In May 2011, the KCO partnered with Jody Oberfelder Projects to present "A Soldier's Tale," a dance theater piece based on a Russian folk tale, set to music by Igor Stravinsky, at Pace University's Schimmel Center. In 2015, the KCO presented “Music of the Gilded Age” at Pier A. In the spring of 2016, the KCO offered two world premieres at the Schimmel Center: “Supreme Justice: The Battle for Gay Rights,” music and libretto by Gary S. Fagin, and “Concerto for Violoncello and Orchestra” by Michael Bacon.

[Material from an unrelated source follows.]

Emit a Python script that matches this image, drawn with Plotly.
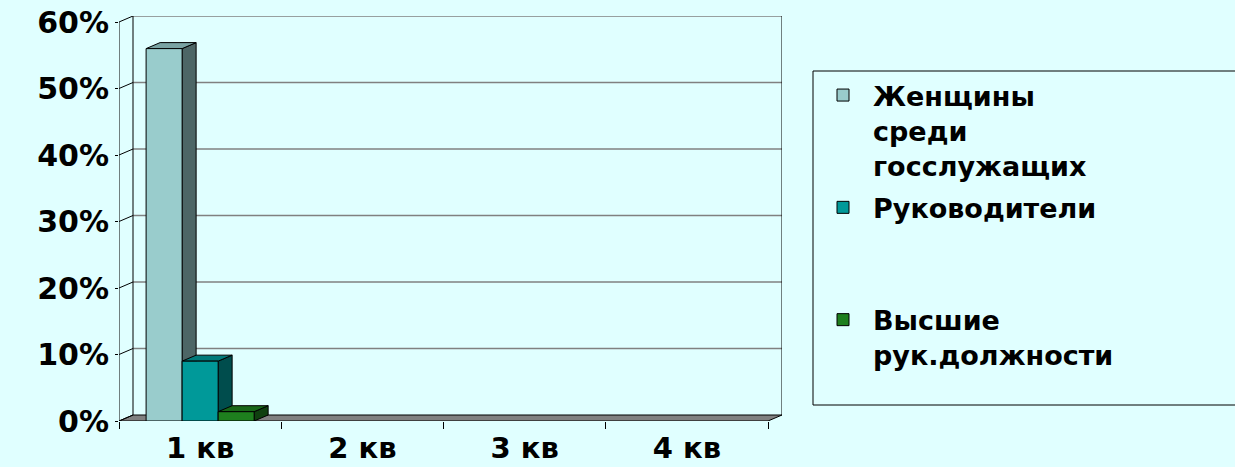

The KCO has performed six extraordinary concerts at the Museum of Jewish Heritage—A Living Memorial to the Holocaust. Broadway's Marin Mazzie starred in "Music for the Tempest Tost: A Tribute to Emma Lazarus" in June 2012. In May 2013, "Banished Genius: Emigre Composers in America" at the museum featured singer/actor Henry Stram. One year later, in May 2014, the KCO presented "Pièces de Résistance: Music Celebrating the Polish Spirit," featuring violin virtuoso Shir Levy. In April 2019, the KCO presented the world premiere of Gary S. Fagin's one-act children's opera "Jumping Mouse." On September 11, 2021, the KCO offered the poignant "9/11 Tribute Concert" in the Museum's Safra Hall to live and online audiences, and on June 19, 2022, the KCO presented a Juneteenth concert at MJH featuring the world premiere of Mr. Fagin’s “Good Trouble” with vocal soloists Lindsay Roberts, Rosena Hill Jackson, Chauncey Packer, and Tamar Greene.

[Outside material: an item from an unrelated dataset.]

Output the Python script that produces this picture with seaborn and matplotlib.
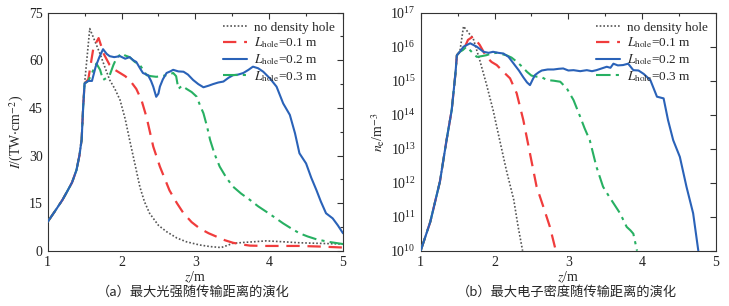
import matplotlib
matplotlib.use('Agg')
import matplotlib.pyplot as plt
import numpy as np
import pandas as pd
import seaborn as sns
from matplotlib.ticker import MultipleLocator, LogLocator, NullLocator

# ---- (a) peak intensity I (TW/cm^2) vs z (m)
z_rise = [1.0, 1.1, 1.2, 1.26, 1.33, 1.39, 1.43, 1.46, 1.48, 1.5]
i_rise = [9.1, 12.5, 16.0, 18.5, 21.5, 25.4, 30.0, 35.0, 45.0, 52.7]

z_nohole_a = [1.5, 1.57, 1.64, 1.71, 1.78, 1.84, 1.91, 1.98, 2.05, 2.11, 2.18, 2.25, 2.31, 2.38,
              2.5, 2.61, 2.75, 2.88, 3.06, 3.2, 3.35, 3.45, 3.5, 3.65, 3.78, 3.96, 4.2, 4.41, 4.7, 5.0]
i_nohole_a = [52.7, 70.0, 66.0, 62.0, 57.5, 53.8, 51.0, 47.5, 41.5, 34.9, 27.5, 20.0, 15.5, 11.8,
              8.0, 6.0, 4.0, 2.8, 1.8, 1.3, 1.0, 1.8, 2.3, 2.6, 2.8, 3.1, 2.8, 2.5, 2.3, 2.1]

z_h01_a = [1.5, 1.55, 1.62, 1.69, 1.76, 1.84, 1.91, 1.98, 2.05, 2.11, 2.2, 2.27, 2.34, 2.43, 2.52,
           2.65, 2.75, 2.84, 2.95, 3.06, 3.18, 3.29, 3.4, 3.51, 3.62, 3.74, 3.96, 4.2, 4.41, 4.7, 5.0]
i_h01_a = [52.7, 54.0, 64.0, 67.0, 62.0, 58.5, 57.0, 56.0, 55.0, 53.8, 51.0, 47.5, 42.0, 32.8, 26.5,
           19.0, 15.0, 11.8, 9.0, 7.0, 5.5, 4.4, 3.3, 2.5, 2.0, 1.6, 1.5, 1.5, 1.5, 1.3, 1.0]

z_h02_a = [1.5, 1.55, 1.6, 1.65, 1.7, 1.75, 1.8, 1.84, 1.9, 1.98, 2.05, 2.11, 2.16, 2.2, 2.25, 2.29,
           2.36, 2.4, 2.43, 2.47, 2.5, 2.52, 2.56, 2.61, 2.66, 2.7, 2.77, 2.84, 2.9, 2.97, 3.04,
           3.11, 3.18, 3.24, 3.31, 3.38, 3.45, 3.51, 3.58, 3.65, 3.72, 3.78, 3.85, 3.92, 4.01,
           4.1, 4.19, 4.28, 4.35, 4.41, 4.5, 4.57, 4.64, 4.7, 4.77, 4.86, 4.93, 5.0]
i_h02_a = [52.7, 53.5, 53.5, 58.0, 61.0, 63.5, 62.0, 61.3, 61.0, 61.3, 60.5, 61.0, 60.0, 59.5, 57.5, 56.0,
           55.3, 53.5, 51.7, 48.5, 49.5, 51.7, 54.0, 56.0, 56.5, 57.0, 56.5, 56.4, 55.5, 53.8, 52.5,
           51.5, 52.0, 52.5, 53.0, 53.3, 54.5, 55.3, 55.5, 56.0, 57.0, 58.0, 57.5, 56.4, 54.3,
           51.7, 46.4, 42.8, 37.0, 30.7, 27.5, 23.0, 19.1, 15.5, 11.8, 10.2, 8.0, 5.5]

z_h03_a = [1.5, 1.55, 1.6, 1.66, 1.71, 1.75, 1.8, 1.84, 1.89, 1.93, 2.0, 2.05, 2.11, 2.18, 2.25,
           2.34, 2.4, 2.47, 2.54, 2.61, 2.7, 2.74, 2.77, 2.82, 2.88, 2.95, 3.02, 3.06, 3.11, 3.16,
           3.2, 3.26, 3.33, 3.42, 3.51, 3.62, 3.74, 3.85, 3.96, 4.08, 4.19, 4.3, 4.41, 4.52, 4.64,
           4.8, 5.0]
i_h03_a = [52.7, 53.5, 56.0, 59.0, 57.0, 53.8, 54.5, 55.3, 58.5, 60.6, 62.2, 61.5, 61.0, 59.5, 58.5,
           55.3, 55.0, 54.8, 55.0, 55.3, 56.0, 55.0, 51.0, 52.0, 51.0, 50.0, 48.5, 46.0, 43.3, 39.0,
           34.9, 30.5, 26.5, 23.0, 20.2, 18.0, 16.0, 14.0, 12.3, 10.4, 8.6, 7.0, 5.5, 4.5, 3.6,
           2.8, 2.1]

# ---- (b) peak electron density log10(n_e / m^-3) vs z (m)
z_rise_b = [1.0, 1.13, 1.26, 1.35, 1.42, 1.47, 1.49, 1.53]
n_rise_b = [10.0, 10.85, 12.03, 13.25, 14.14, 15.2, 15.75, 15.85]

z_nohole_b = [1.53, 1.58, 1.65, 1.71, 1.8, 1.89, 1.98, 2.07, 2.16, 2.26, 2.32, 2.38]
n_nohole_b = [15.85, 16.6, 16.4, 16.25, 15.6, 14.9, 14.14, 13.25, 12.37, 11.5, 10.7, 10.0]

z_h01_b = [1.53, 1.6, 1.64, 1.71, 1.8, 1.89, 1.96, 2.03, 2.12, 2.21, 2.3, 2.39, 2.48, 2.57, 2.66,
           2.75, 2.83]
n_h01_b = [15.85, 16.0, 16.2, 16.3, 16.05, 15.7, 15.55, 15.46, 15.26, 15.07, 14.63, 13.84, 12.86, 11.88, 11.3,
           10.7, 10.0]

z_h02_b = [1.53, 1.58, 1.67, 1.76, 1.85, 1.92, 1.98, 2.05, 2.12, 2.19, 2.26, 2.33, 2.39, 2.44, 2.48,
           2.52, 2.55, 2.6, 2.64, 2.72, 2.8, 2.87, 2.93, 3.0, 3.07, 3.16, 3.25, 3.32, 3.38, 3.45,
           3.52, 3.57, 3.61, 3.67, 3.74, 3.81, 3.88, 3.95, 4.02, 4.11, 4.2, 4.29, 4.35, 4.42, 4.51,
           4.6, 4.69, 4.76]
n_h02_b = [15.8, 16.0, 16.1, 16.0, 15.85, 15.82, 15.85, 15.82, 15.8, 15.7, 15.5, 15.3, 15.1, 14.95, 14.87,
           15.05, 15.17, 15.25, 15.3, 15.33, 15.33, 15.35, 15.36, 15.3, 15.31, 15.28, 15.31, 15.28, 15.31, 15.36,
           15.41, 15.38, 15.5, 15.45, 15.46, 15.5, 15.31, 15.3, 15.2, 15.02, 14.53, 14.48, 13.84, 13.25, 12.76,
           11.88, 11.1, 10.0]

z_h03_b = [1.53, 1.57, 1.62, 1.69, 1.76, 1.82, 1.89, 1.96, 2.03, 2.1, 2.16, 2.23, 2.3, 2.37, 2.44,
           2.5, 2.57, 2.64, 2.71, 2.8, 2.89, 2.98, 3.07, 3.16, 3.22, 3.29, 3.38, 3.47, 3.55, 3.61,
           3.7, 3.79, 3.84, 3.88, 3.93]
n_h03_b = [15.85, 15.9, 16.0, 15.85, 15.7, 15.72, 15.75, 15.8, 15.82, 15.78, 15.75, 15.68, 15.56, 15.42, 15.26,
           15.15, 15.12, 15.1, 15.02, 15.0, 14.97, 14.77, 14.43, 13.94, 13.6, 13.25, 12.47, 11.88, 11.6, 11.4,
           11.1, 10.7, 10.6, 10.5, 10.0]

labels = ['no density hole', r'$L_{\rm hole}$=0.1 m', r'$L_{\rm hole}$=0.2 m', r'$L_{\rm hole}$=0.3 m']
colors = ['#555555', '#f03c3c', '#2a62b8', '#27b062']
styles = [(0, (1, 1.2)), (0, (6, 3.5)), '-', (0, (7, 2.5, 1.5, 2.5))]
widths = [1.2, 1.6, 1.5, 1.5]

sns.set_style('white')
plt.rcParams['font.family'] = ['Liberation Serif', 'Noto Sans CJK SC']
plt.rcParams['mathtext.fontset'] = 'stix'
plt.rcParams['font.size'] = 10

fig = plt.figure(figsize=(7.29, 3.06), dpi=100)
ax1 = fig.add_axes([0.0654, 0.1807, 0.4051, 0.7778])
ax2 = fig.add_axes([0.5771, 0.1807, 0.4051, 0.7778])

series_a = [(z_rise + z_nohole_a[1:], i_rise + i_nohole_a[1:]),
            (z_rise + z_h01_a[1:], i_rise + i_h01_a[1:]),
            (z_rise + z_h02_a[1:], i_rise + i_h02_a[1:]),
            (z_rise + z_h03_a[1:], i_rise + i_h03_a[1:])]
series_b = [(z_rise_b + z_nohole_b[1:], n_rise_b + n_nohole_b[1:]),
            (z_rise_b + z_h01_b[1:], n_rise_b + n_h01_b[1:]),
            (z_rise_b + z_h02_b[1:], n_rise_b + n_h02_b[1:]),
            (z_rise_b + z_h03_b[1:], n_rise_b + n_h03_b[1:])]

# draw 0.3 before 0.2 so the blue line sits on top
order = [0, 1, 3, 2]
for k in order:
    z, v = series_a[k]
    sns.lineplot(x=z, y=v, ax=ax1, color=colors[k], linestyle=styles[k], lw=widths[k],
                 label=labels[k], zorder=3 + (k == 2))
    z, v = series_b[k]
    sns.lineplot(x=z, y=10.0 ** np.array(v), ax=ax2, color=colors[k], linestyle=styles[k], lw=widths[k],
                 label=labels[k], zorder=3 + (k == 2))

ax1.set_xlim(1, 5)
ax1.set_ylim(0, 75)
ax1.xaxis.set_major_locator(MultipleLocator(1))
ax1.xaxis.set_minor_locator(MultipleLocator(0.5))
ax1.yaxis.set_major_locator(MultipleLocator(15))
ax1.yaxis.set_minor_locator(MultipleLocator(7.5))
ax1.set_xlabel(r'$z$/m', labelpad=1)
ax1.set_ylabel(r'$I$/(TW$\cdot$cm$^{-2}$)', labelpad=2)

ax2.set_yscale('log')
ax2.set_xlim(1, 5)
ax2.set_ylim(1e10, 1e17)
ax2.xaxis.set_major_locator(MultipleLocator(1))
ax2.xaxis.set_minor_locator(MultipleLocator(0.5))
ax2.yaxis.set_major_locator(LogLocator(base=10, numticks=10))
ax2.yaxis.set_minor_locator(NullLocator())
ax2.set_xlabel(r'$z$/m', labelpad=1)
ax2.set_ylabel(r'$n_{\rm e}$/m$^{-3}$', labelpad=2)

for ax in (ax1, ax2):
    for s in ax.spines.values():
        s.set_color('#333333')
        s.set_linewidth(0.8)
    ax.tick_params(which='both', direction='in', top=True, right=True, colors='#333333',
                   labelcolor='#222222', labelsize=10)
    ax.tick_params(which='major', length=4, width=0.8)
    ax.tick_params(which='minor', length=2.5, width=0.8)
    h, l = ax.get_legend_handles_labels()
    idx = [l.index(x) for x in labels]
    ax.legend([h[i] for i in idx], labels, loc='upper right', frameon=False, fontsize=9.5,
              handlelength=1.8, labelspacing=0.15, borderaxespad=0.25, handletextpad=0.5)

fig.text(0.265, 0.045, '（a）最大光强随传输距离的演化', ha='center', va='center', fontsize=9.5,
         family=['Noto Sans CJK SC', 'DejaVu Sans'])
fig.text(0.778, 0.045, '（b）最大电子密度随传输距离的演化', ha='center', va='center', fontsize=9.5,
         family=['Noto Sans CJK SC', 'DejaVu Sans'])

fig.savefig('out.png', dpi=100)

KCO’s tenth anniversary season kicked off with “Renaissance & Renewal” in the Winter Garden, featuring Elizabeth Pitcairn and her red Stradivarius playing “A Lark Ascending” by Ralph Vaughan Williams and former U.S. Attorney for New York Preet Bharara speaking the words of Abraham Lincoln in Aaron Copland’s “Lincoln Portrait.” The season continued with “Kurt Weill’s Zaubernacht,” choreographed by Jody Oberfelder, at the Museum of Jewish Heritage, and Gary S. Fagin’s “The Struggle To Forgive: Confronting Gun Violence in America” at the Schimmel Center.

In 2023 the KCO presented “Music of Our Sphere” at Brookfield Place’s Winter Garden, a celebration of Earth Day, featuring a conversation with MacArthur Genius Award recipient, author, and ecologist Carl Safina, and the world premiere of Gary S. Fagin’s Rachel Carson-inspired composition, “In Every Grain of Sand,” with mezzo-soprano Rosena Hill Jackson and baritone Nathaniel Stampley.

In the summertime, the KCO often performs outdoors. You’ve seen us at the Belvedere in Battery Park City, on the cobblestones in South Street Seaport, aboard the tall ship Wavertree, and on Pier 45 in Hudson River Park. Come join us for a waltz!